In late 2019, inspired by the need she saw through Simone, Steinhorn left Spin to launch Lioness and work on the project full-time, completely solo. The work quickly became too demanding for one person, even in the earliest days. So, when searching for a partner, Steinhorn met Scorah on LinkedIn, where she was building a name for herself as an advocate for parental leave policies and as a writer who understood how to tell a deeply personal and painful story.
Scorah’s son had passed away on his first day of daycare, after Scorah was forced to return to work. She wrote an essay for The New York Times about her loss, and her story and her advocacy for better leave policies resonated with countless other mothers. As she started to find her place as a storyteller and a writer, recognizing the power of sharing her own deeply personal loss, she met Steinhorn. The two women — who both live in Brooklyn — saw in each other the same understanding of the power that telling one's story could have when connected to a social issue. When her son died, Scorah says that a woman who had been through something similar said, “There’s no one way around difficult things, and only a way through." Scorah added, about Lioness, "You are helping someone through difficult things."
When former Blue Origin communications manager Alexandra Abrams wanted to share her own experience of workplace sexism, she turned to Scorah and Steinhorn for help. Abrams and 20 other anonymous Blue Origin co-signers eventually published an essay on Lioness’ platform accusing the company — and primarily its CEO, Bob Smith — of creating a sexist and discriminatory culture that stifled innovation and growth. The essay made a massive splash, spurring further investigation into the problems at Blue Origin and inspiring another woman in the space industry, engineer Ashley Kosak at SpaceX, to share a similar story with Lioness.
“I read the Blue Origin essay, and then I read it about 20 more times. And several months later, I decided I wanted to reach out,” Kosak said. When she told Scorah and Steinhorn about the sexual harassment, the objectification of women’s bodies and the way the company ignored her efforts to make SpaceX more sustainable, they validated her experience. They reminded her that she had a story worth sharing, and then they helped her craft an essay.

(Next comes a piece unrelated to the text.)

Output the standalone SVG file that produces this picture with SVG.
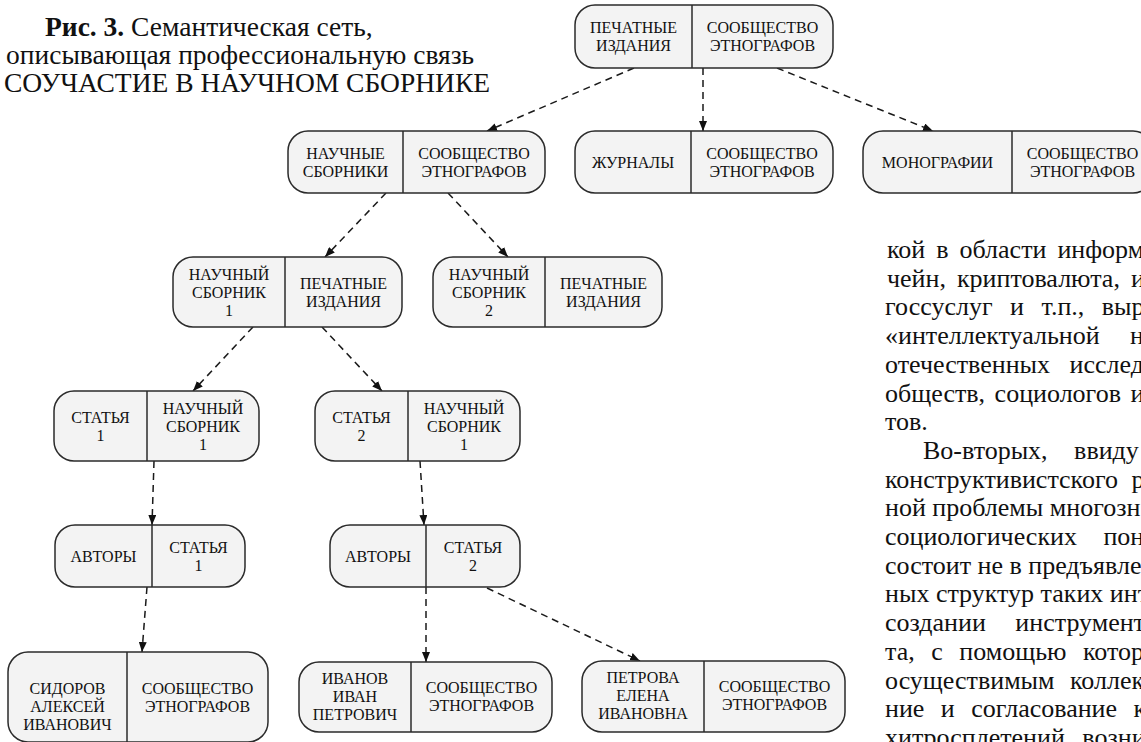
<svg xmlns="http://www.w3.org/2000/svg" width="1141" height="742" viewBox="0 0 1141 742" font-family="Liberation Serif">
<defs>
<marker id="arr" markerUnits="userSpaceOnUse" markerWidth="10" markerHeight="8" refX="10" refY="4" orient="auto">
<path d="M0,0 L10,4 L0,8 z" fill="#111"/>
</marker>
<style>
.box{fill:#f3f3f3;stroke:#2b2b2b;stroke-width:1.5}
.div{stroke:#2b2b2b;stroke-width:1.5}
.t{font-size:16px;fill:#111;text-anchor:middle}
.e{fill:none;stroke:#1a1a1a;stroke-width:1.5;stroke-dasharray:7 5;marker-end:url(#arr)}
.cap{font-size:27.5px;fill:#111}
.body{font-size:26px;fill:#111}
</style>
</defs>
<rect width="1141" height="742" fill="#fff"/>

<g id="caption" font-family="Liberation Serif">
<text class="cap" x="45" y="36"><tspan font-weight="bold">Рис. 3.</tspan> Семантическая сеть,</text>
<text class="cap" x="6" y="64">описывающая профессиональную связь</text>
<text class="cap" x="4" y="92">СОУЧАСТИЕ В НАУЧНОМ СБОРНИКЕ</text>
</g>

<g id="connectors">
<line class="e" x1="634" y1="68" x2="487" y2="131"/>
<line class="e" x1="703" y1="68" x2="703" y2="131"/>
<line class="e" x1="777" y1="68" x2="933" y2="131"/>
<line class="e" x1="386" y1="193" x2="325" y2="257"/>
<line class="e" x1="448" y1="193" x2="508" y2="257"/>
<line class="e" x1="253" y1="327" x2="193" y2="391"/>
<line class="e" x1="322" y1="327" x2="382" y2="391"/>
<line class="e" x1="154" y1="461" x2="152" y2="525"/>
<line class="e" x1="420" y1="461" x2="424" y2="525"/>
<line class="e" x1="147" y1="587" x2="142" y2="652"/>
<line class="e" x1="426" y1="587" x2="426" y2="662"/>
<line class="e" x1="487" y1="588" x2="640" y2="661"/>
</g>

<g id="nodes" font-family="Liberation Serif">
<g id="n_pech">
<rect class="box" x="575" y="5" width="258" height="63" rx="20"/>
<line class="div" x1="692" y1="5" x2="692" y2="68"/>
<text class="t" x="633.5" y="33">ПЕЧАТНЫЕ</text><text class="t" x="633.5" y="51">ИЗДАНИЯ</text>
<text class="t" x="762.5" y="33">СООБЩЕСТВО</text><text class="t" x="762.5" y="51">ЭТНОГРАФОВ</text>
</g>

<g id="n_sborniki">
<rect class="box" x="288" y="131" width="257" height="62" rx="20"/>
<line class="div" x1="403" y1="131" x2="403" y2="193"/>
<text class="t" x="345.5" y="158.5">НАУЧНЫЕ</text><text class="t" x="345.5" y="176.5">СБОРНИКИ</text>
<text class="t" x="474" y="158.5">СООБЩЕСТВО</text><text class="t" x="474" y="176.5">ЭТНОГРАФОВ</text>
</g>

<g id="n_zhurnaly">
<rect class="box" x="575" y="131" width="258" height="62" rx="20"/>
<line class="div" x1="691" y1="131" x2="691" y2="193"/>
<text class="t" x="633" y="167.5">ЖУРНАЛЫ</text>
<text class="t" x="762" y="158.5">СООБЩЕСТВО</text><text class="t" x="762" y="176.5">ЭТНОГРАФОВ</text>
</g>

<g id="n_monografii">
<rect class="box" x="863" y="131" width="290" height="62" rx="20"/>
<line class="div" x1="1012" y1="131" x2="1012" y2="193"/>
<text class="t" x="937.5" y="167.5">МОНОГРАФИИ</text>
<text class="t" x="1082.5" y="158.5">СООБЩЕСТВО</text><text class="t" x="1082.5" y="176.5">ЭТНОГРАФОВ</text>
</g>

<g id="n_sb1">
<rect class="box" x="173" y="257" width="229" height="70" rx="20"/>
<line class="div" x1="285" y1="257" x2="285" y2="327"/>
<text class="t" x="229" y="279.5">НАУЧНЫЙ</text><text class="t" x="229" y="297.5">СБОРНИК</text><text class="t" x="229" y="315.5">1</text>
<text class="t" x="343.5" y="288.5">ПЕЧАТНЫЕ</text><text class="t" x="343.5" y="306.5">ИЗДАНИЯ</text>
</g>

<g id="n_sb2">
<rect class="box" x="433" y="257" width="229" height="70" rx="20"/>
<line class="div" x1="545" y1="257" x2="545" y2="327"/>
<text class="t" x="489" y="279.5">НАУЧНЫЙ</text><text class="t" x="489" y="297.5">СБОРНИК</text><text class="t" x="489" y="315.5">2</text>
<text class="t" x="603.5" y="288.5">ПЕЧАТНЫЕ</text><text class="t" x="603.5" y="306.5">ИЗДАНИЯ</text>
</g>

<g id="n_st1">
<rect class="box" x="54" y="391" width="205" height="70" rx="20"/>
<line class="div" x1="147" y1="391" x2="147" y2="461"/>
<text class="t" x="100.5" y="422.5">СТАТЬЯ</text><text class="t" x="100.5" y="440.5">1</text>
<text class="t" x="203" y="413.5">НАУЧНЫЙ</text><text class="t" x="203" y="431.5">СБОРНИК</text><text class="t" x="203" y="449.5">1</text>
</g>

<g id="n_st2">
<rect class="box" x="315" y="391" width="205" height="70" rx="20"/>
<line class="div" x1="408" y1="391" x2="408" y2="461"/>
<text class="t" x="361.5" y="422.5">СТАТЬЯ</text><text class="t" x="361.5" y="440.5">2</text>
<text class="t" x="464" y="413.5">НАУЧНЫЙ</text><text class="t" x="464" y="431.5">СБОРНИК</text><text class="t" x="464" y="449.5">1</text>
</g>

<g id="n_av1">
<rect class="box" x="55" y="525" width="190" height="62" rx="20"/>
<line class="div" x1="152" y1="525" x2="152" y2="587"/>
<text class="t" x="103.5" y="561.5">АВТОРЫ</text>
<text class="t" x="198.5" y="552.5">СТАТЬЯ</text><text class="t" x="198.5" y="570.5">1</text>
</g>

<g id="n_av2">
<rect class="box" x="330" y="525" width="190" height="62" rx="20"/>
<line class="div" x1="426" y1="525" x2="426" y2="587"/>
<text class="t" x="378" y="561.5">АВТОРЫ</text>
<text class="t" x="473" y="552.5">СТАТЬЯ</text><text class="t" x="473" y="570.5">2</text>
</g>

<g id="n_sidorov">
<rect class="box" x="8" y="652" width="260" height="90" rx="20"/>
<line class="div" x1="127" y1="652" x2="127" y2="742"/>
<text class="t" x="67.5" y="693.5">СИДОРОВ</text><text class="t" x="67.5" y="711.5">АЛЕКСЕЙ</text><text class="t" x="67.5" y="729.5">ИВАНОВИЧ</text>
<text class="t" x="197.5" y="693.5">СООБЩЕСТВО</text><text class="t" x="197.5" y="711.5">ЭТНОГРАФОВ</text>
</g>

<g id="n_ivanov">
<rect class="box" x="299" y="662" width="253" height="70" rx="20"/>
<line class="div" x1="411" y1="662" x2="411" y2="732"/>
<text class="t" x="355" y="683.5">ИВАНОВ</text><text class="t" x="355" y="701.5">ИВАН</text><text class="t" x="355" y="719.5">ПЕТРОВИЧ</text>
<text class="t" x="481.5" y="692.5">СООБЩЕСТВО</text><text class="t" x="481.5" y="710.5">ЭТНОГРАФОВ</text>
</g>

<g id="n_petrova">
<rect class="box" x="582" y="661" width="263" height="71" rx="20"/>
<line class="div" x1="704" y1="661" x2="704" y2="732"/>
<text class="t" x="643" y="683">ПЕТРОВА</text><text class="t" x="643" y="701">ЕЛЕНА</text><text class="t" x="643" y="719">ИВАНОВНА</text>
<text class="t" x="774.5" y="692">СООБЩЕСТВО</text><text class="t" x="774.5" y="710">ЭТНОГРАФОВ</text>
</g>
</g>

<g id="bodytext" class="body" font-family="Liberation Serif">
<text x="887" y="258" word-spacing="4.5">кой в области информ</text>
<text x="887" y="286.7" word-spacing="4.5">чейн, криптовалюта, и</text>
<text x="885" y="315.4" word-spacing="11">госсуслуг и т.п., выр</text>
<text x="885" y="344.1" word-spacing="24">«интеллектуальной н</text>
<text x="885" y="372.8" word-spacing="13">отечественных исслед</text>
<text x="885" y="401.5" word-spacing="3">обществ, социологов и</text>
<text x="885" y="430.2">тов.</text>
<text x="923" y="458.9" word-spacing="20">Во-вторых, ввиду</text>
<text x="885" y="487.6" word-spacing="7">конструктивистского р</text>
<text x="885" y="516.3">ной проблемы многозн</text>
<text x="885" y="545" word-spacing="20">социологических пон</text>
<text x="885" y="573.7">состоит не в предъявле</text>
<text x="885" y="602.4">ных структур таких инт</text>
<text x="885" y="631.1" word-spacing="23">создании инструмента</text>
<text x="885" y="659.8" word-spacing="10">та, с помощью котор</text>
<text x="885" y="688.5" word-spacing="9">осуществимым коллек</text>
<text x="885" y="717.2" word-spacing="10">ние и согласование к</text>
<text x="885" y="745.9" word-spacing="11">хитросплетений возни</text>
</g>
</svg>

For every person with a story to tell, Scorah and Steinhorn will spend weeks, or even months, helping them craft a narrative that they believe is both factually accurate and emotionally truthful for the essayist. They operate like the op-ed department at a major news organization, except they also provide their sources with legal connections at major law firms. They also won’t encourage someone to write a public story unless they are fully prepared for the consequences of media attention, and they won’t publish anything unless they’ve fact-checked everyone’s claims. The women also often speak with multiple people at one company (like in the case of the Blue Origin and SpaceX essays), even if only one person’s story ends up publicly posted online.
The women have plans to publish more first-person essays like Abrams’ and Kosak’s in the coming months — and also to hear more stories that might be shared in other ways. While no employee from Better.com ever published an essay on the Lioness website, Garg still ultimately faced a reckoning that Steinhorn and Scorah witnessed begin.
“We see it as a more journalistic version of Medium. We are a publisher with media insurance. We time it with other journalists, we publish the essay and we also share with journalists. It’s more of a coordinated campaign to get the story out there through the essay,” Scorah said.